# What the task asks
Only the pictures are to be left out; set down the rest of the records exactly.

# Exercise data
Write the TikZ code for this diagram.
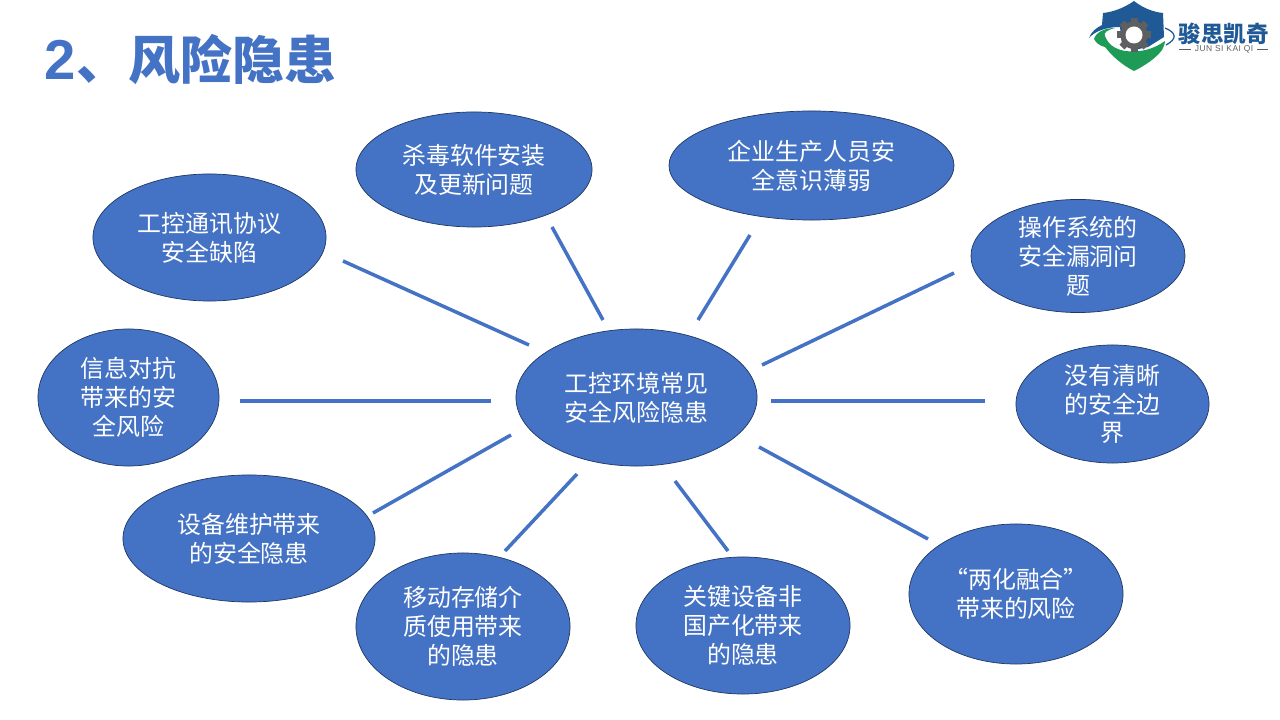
\documentclass[tikz,border=0pt]{standalone}
\usepackage{fontspec}
\usetikzlibrary{shapes.geometric}
\setmainfont{Noto Sans CJK SC}
\newfontfamily\latinfont{Liberation Sans}
\newfontfamily\brandfont[LetterSpace=6]{Liberation Sans}
\definecolor{riskblue}{HTML}{4472C4}
\definecolor{edgeblue}{HTML}{1F3864}
\definecolor{logoblue}{HTML}{1F5A96}
\definecolor{logogreen}{HTML}{1E9B57}
\definecolor{logogrey}{HTML}{5F5F5F}
\begin{document}
\begin{tikzpicture}[x=0.025cm,y=-0.025cm]
%%%%%%%%%%%%%%%%%%%%%%%%%%%%%%%%%%%%%%%%%%%%%%%%%%%%%%%%
% STYLE
\tikzstyle{risk}=[ellipse,draw=edgeblue,line width=0.5pt,fill=riskblue,text=white,inner sep=0pt,align=center,font=\fontsize{17}{20.6}\selectfont]
\tikzstyle{title}=[text=riskblue,anchor=west,font=\fontsize{37}{40}\selectfont\bfseries]
\tikzstyle{brand}=[text=logoblue,inner sep=0pt,font=\fontsize{16}{16}\selectfont\bfseries]
\tikzstyle{brandsub}=[text=logogrey,inner sep=0pt,font=\brandfont\fontsize{6}{6}\selectfont]

\tikzset{link/.style={line width=2.5pt,draw=riskblue}}

\useasboundingbox (0,0) rectangle (1280,720);
%%%%%%%%%%%%%%%%%%%%%%%%%%%%%%%%%%%%%%%%%%%%%%%%%%%%%%%%
% LOGO
\fill[logoblue] (1134,1) .. controls (1124,8) and (1113,12) .. (1103,13) -- (1102,25) .. controls (1096,28) and (1091,32) .. (1089,38) .. controls (1094,32) and (1105,27) .. (1120,27) -- (1122,45) -- (1134,50) -- (1148,47) -- (1164,37) -- (1163,13) .. controls (1153,12) and (1143,8) .. (1134,1) -- cycle;
\draw[logoblue,line width=0.9pt] (1165,28) .. controls (1177,33) and (1177,39) .. (1166,45);
\fill[logogreen] (1094,39) .. controls (1096,32) and (1105,28) .. (1115,28) .. controls (1107,30) and (1103,33) .. (1105,36) .. controls (1108,44) and (1114,49) .. (1125,51) .. controls (1140,53) and (1154,49) .. (1165,41) .. controls (1165,44) and (1163,48) .. (1162,50) .. controls (1156,58) and (1146,65) .. (1134,71) .. controls (1122,65) and (1112,56) .. (1105,47) .. controls (1100,46) and (1096,43) .. (1094,39) -- cycle;
\foreach \ang in {0,45,...,315}
  \fill[logogrey,rotate around={\ang:(1134,35)}] (1130.5,18) rectangle (1137.5,24);
\fill[logogrey] (1134,35) circle (13.5);
\fill[white] (1134,35) circle (8.5);
\node[brand] (brandname) at (1223.5,34) {骏思凯奇};
\node[brandsub] (brandtxt) at (1224,49) {JUN SI KAI QI};
\coordinate (ruleA) at (1179,49);
\coordinate (ruleB) at (1191,49);
\coordinate (ruleC) at (1257,49);
\coordinate (ruleD) at (1268,49);
\draw[logogrey,line width=0.5pt] (ruleA) -- (ruleB) (ruleC) -- (ruleD);
%%%%%%%%%%%%%%%%%%%%%%%%%%%%%%%%%%%%%%%%%%%%%%%%%%%%%%%%
% NODES
\node[title] (head) at (40,60) {{\latinfont\fontsize{40}{40}\selectfont 2}、风险隐患};

\node[risk,minimum width=6.025cm,minimum height=3.425cm] (hub) at (636.5,397.5) {工控环境常见\\安全风险隐患};

\node[risk,minimum width=5.825cm,minimum height=3.175cm] (protocol) at (209.5,237.5) {工控通讯协议\\安全缺陷};
\node[risk,minimum width=5.9cm,minimum height=2.875cm] (antivirus) at (474,169.5) {杀毒软件安装\\及更新问题};
\node[risk,minimum width=7.125cm,minimum height=2.725cm] (staff) at (811.5,165.5) {企业生产人员安\\全意识薄弱};
\node[risk,minimum width=5.35cm,minimum height=2.65cm] (system) at (1078,256) {操作系统的\\安全漏洞问\\题};
\node[risk,minimum width=4.825cm,minimum height=2.95cm] (border) at (1112.5,404) {没有清晰\\的安全边\\界};
\node[risk,minimum width=5.35cm,minimum height=3.5cm] (fusion) at (1016,594) {“两化融合”\\带来的风险};
\node[risk,minimum width=5.35cm,minimum height=3.425cm] (device) at (743,625.5) {关键设备非\\国产化带来\\的隐患};
\node[risk,minimum width=5.35cm,minimum height=3.675cm] (storage) at (463,626.5) {移动存储介\\质使用带来\\的隐患};
\node[risk,minimum width=6.3cm,minimum height=3.175cm] (upkeep) at (249,538.5) {设备维护带来\\的安全隐患};
\node[risk,minimum width=4.525cm,minimum height=3.425cm] (conflict) at (128.5,397.5) {信息对抗\\带来的安\\全风险};
%%%%%%%%%%%%%%%%%%%%%%%%%%%%%%%%%%%%%%%%%%%%%%%%%%%%%%%%
% LINKS
\coordinate (protocolA) at (343,261);
\coordinate (protocolB) at (529,345);
\coordinate (antivirusA) at (552,227);
\coordinate (antivirusB) at (603,320);
\coordinate (staffA) at (750,235);
\coordinate (staffB) at (698,320);
\coordinate (systemA) at (954,273);
\coordinate (systemB) at (762,365);
\coordinate (conflictA) at (240,401);
\coordinate (conflictB) at (491,401);
\coordinate (borderA) at (985,401);
\coordinate (borderB) at (771,401);
\coordinate (upkeepA) at (373,513);
\coordinate (upkeepB) at (511,435);
\coordinate (storageA) at (505,551);
\coordinate (storageB) at (577,474);
\coordinate (deviceA) at (728,551);
\coordinate (deviceB) at (675,481);
\coordinate (fusionA) at (928,539);
\coordinate (fusionB) at (759,447);

\foreach \name in {protocol,antivirus,staff,system,conflict,border,upkeep,storage,device,fusion}
  \draw[link] (\name A) -- (\name B);
\end{tikzpicture}
\end{document}
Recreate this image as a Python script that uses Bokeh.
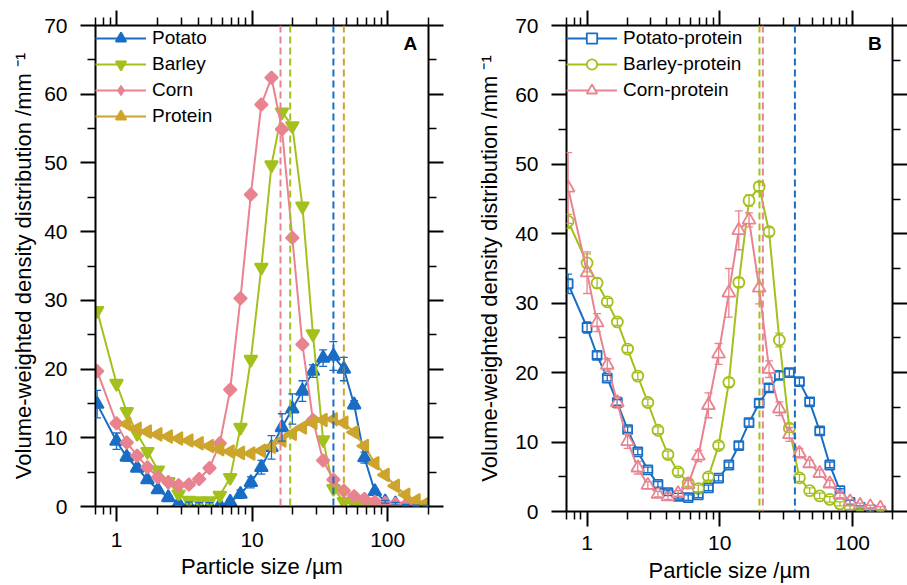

# Completed exercise
Write the TikZ code for this diagram.
\documentclass[tikz,border=0pt]{standalone}
\usepackage{fontspec}
\usetikzlibrary{shapes.geometric}
\setmainfont{Noto Sans CJK SC}
\newfontfamily\latinfont{Liberation Sans}
\newfontfamily\brandfont[LetterSpace=6]{Liberation Sans}
\definecolor{riskblue}{HTML}{4472C4}
\definecolor{edgeblue}{HTML}{1F3864}
\definecolor{logoblue}{HTML}{1F5A96}
\definecolor{logogreen}{HTML}{1E9B57}
\definecolor{logogrey}{HTML}{5F5F5F}
\begin{document}
\begin{tikzpicture}[x=0.025cm,y=-0.025cm]
%%%%%%%%%%%%%%%%%%%%%%%%%%%%%%%%%%%%%%%%%%%%%%%%%%%%%%%%
% STYLE
\tikzstyle{risk}=[ellipse,draw=edgeblue,line width=0.5pt,fill=riskblue,text=white,inner sep=0pt,align=center,font=\fontsize{17}{20.6}\selectfont]
\tikzstyle{title}=[text=riskblue,anchor=west,font=\fontsize{37}{40}\selectfont\bfseries]
\tikzstyle{brand}=[text=logoblue,inner sep=0pt,font=\fontsize{16}{16}\selectfont\bfseries]
\tikzstyle{brandsub}=[text=logogrey,inner sep=0pt,font=\brandfont\fontsize{6}{6}\selectfont]

\tikzset{link/.style={line width=2.5pt,draw=riskblue}}

\useasboundingbox (0,0) rectangle (1280,720);
%%%%%%%%%%%%%%%%%%%%%%%%%%%%%%%%%%%%%%%%%%%%%%%%%%%%%%%%
% LOGO
\fill[logoblue] (1134,1) .. controls (1124,8) and (1113,12) .. (1103,13) -- (1102,25) .. controls (1096,28) and (1091,32) .. (1089,38) .. controls (1094,32) and (1105,27) .. (1120,27) -- (1122,45) -- (1134,50) -- (1148,47) -- (1164,37) -- (1163,13) .. controls (1153,12) and (1143,8) .. (1134,1) -- cycle;
\draw[logoblue,line width=0.9pt] (1165,28) .. controls (1177,33) and (1177,39) .. (1166,45);
\fill[logogreen] (1094,39) .. controls (1096,32) and (1105,28) .. (1115,28) .. controls (1107,30) and (1103,33) .. (1105,36) .. controls (1108,44) and (1114,49) .. (1125,51) .. controls (1140,53) and (1154,49) .. (1165,41) .. controls (1165,44) and (1163,48) .. (1162,50) .. controls (1156,58) and (1146,65) .. (1134,71) .. controls (1122,65) and (1112,56) .. (1105,47) .. controls (1100,46) and (1096,43) .. (1094,39) -- cycle;
\foreach \ang in {0,45,...,315}
  \fill[logogrey,rotate around={\ang:(1134,35)}] (1130.5,18) rectangle (1137.5,24);
\fill[logogrey] (1134,35) circle (13.5);
\fill[white] (1134,35) circle (8.5);
\node[brand] (brandname) at (1223.5,34) {骏思凯奇};
\node[brandsub] (brandtxt) at (1224,49) {JUN SI KAI QI};
\coordinate (ruleA) at (1179,49);
\coordinate (ruleB) at (1191,49);
\coordinate (ruleC) at (1257,49);
\coordinate (ruleD) at (1268,49);
\draw[logogrey,line width=0.5pt] (ruleA) -- (ruleB) (ruleC) -- (ruleD);
%%%%%%%%%%%%%%%%%%%%%%%%%%%%%%%%%%%%%%%%%%%%%%%%%%%%%%%%
% NODES
\node[title] (head) at (40,60) {{\latinfont\fontsize{40}{40}\selectfont 2}、风险隐患};

\node[risk,minimum width=6.025cm,minimum height=3.425cm] (hub) at (636.5,397.5) {工控环境常见\\安全风险隐患};

\node[risk,minimum width=5.825cm,minimum height=3.175cm] (protocol) at (209.5,237.5) {工控通讯协议\\安全缺陷};
\node[risk,minimum width=5.9cm,minimum height=2.875cm] (antivirus) at (474,169.5) {杀毒软件安装\\及更新问题};
\node[risk,minimum width=7.125cm,minimum height=2.725cm] (staff) at (811.5,165.5) {企业生产人员安\\全意识薄弱};
\node[risk,minimum width=5.35cm,minimum height=2.65cm] (system) at (1078,256) {操作系统的\\安全漏洞问\\题};
\node[risk,minimum width=4.825cm,minimum height=2.95cm] (border) at (1112.5,404) {没有清晰\\的安全边\\界};
\node[risk,minimum width=5.35cm,minimum height=3.5cm] (fusion) at (1016,594) {“两化融合”\\带来的风险};
\node[risk,minimum width=5.35cm,minimum height=3.425cm] (device) at (743,625.5) {关键设备非\\国产化带来\\的隐患};
\node[risk,minimum width=5.35cm,minimum height=3.675cm] (storage) at (463,626.5) {移动存储介\\质使用带来\\的隐患};
\node[risk,minimum width=6.3cm,minimum height=3.175cm] (upkeep) at (249,538.5) {设备维护带来\\的安全隐患};
\node[risk,minimum width=4.525cm,minimum height=3.425cm] (conflict) at (128.5,397.5) {信息对抗\\带来的安\\全风险};
%%%%%%%%%%%%%%%%%%%%%%%%%%%%%%%%%%%%%%%%%%%%%%%%%%%%%%%%
% LINKS
\coordinate (protocolA) at (343,261);
\coordinate (protocolB) at (529,345);
\coordinate (antivirusA) at (552,227);
\coordinate (antivirusB) at (603,320);
\coordinate (staffA) at (750,235);
\coordinate (staffB) at (698,320);
\coordinate (systemA) at (954,273);
\coordinate (systemB) at (762,365);
\coordinate (conflictA) at (240,401);
\coordinate (conflictB) at (491,401);
\coordinate (borderA) at (985,401);
\coordinate (borderB) at (771,401);
\coordinate (upkeepA) at (373,513);
\coordinate (upkeepB) at (511,435);
\coordinate (storageA) at (505,551);
\coordinate (storageB) at (577,474);
\coordinate (deviceA) at (728,551);
\coordinate (deviceB) at (675,481);
\coordinate (fusionA) at (928,539);
\coordinate (fusionB) at (759,447);

\foreach \name in {protocol,antivirus,staff,system,conflict,border,upkeep,storage,device,fusion}
  \draw[link] (\name A) -- (\name B);
\end{tikzpicture}
\end{document}
Recreate this image as a Python script that uses Bokeh.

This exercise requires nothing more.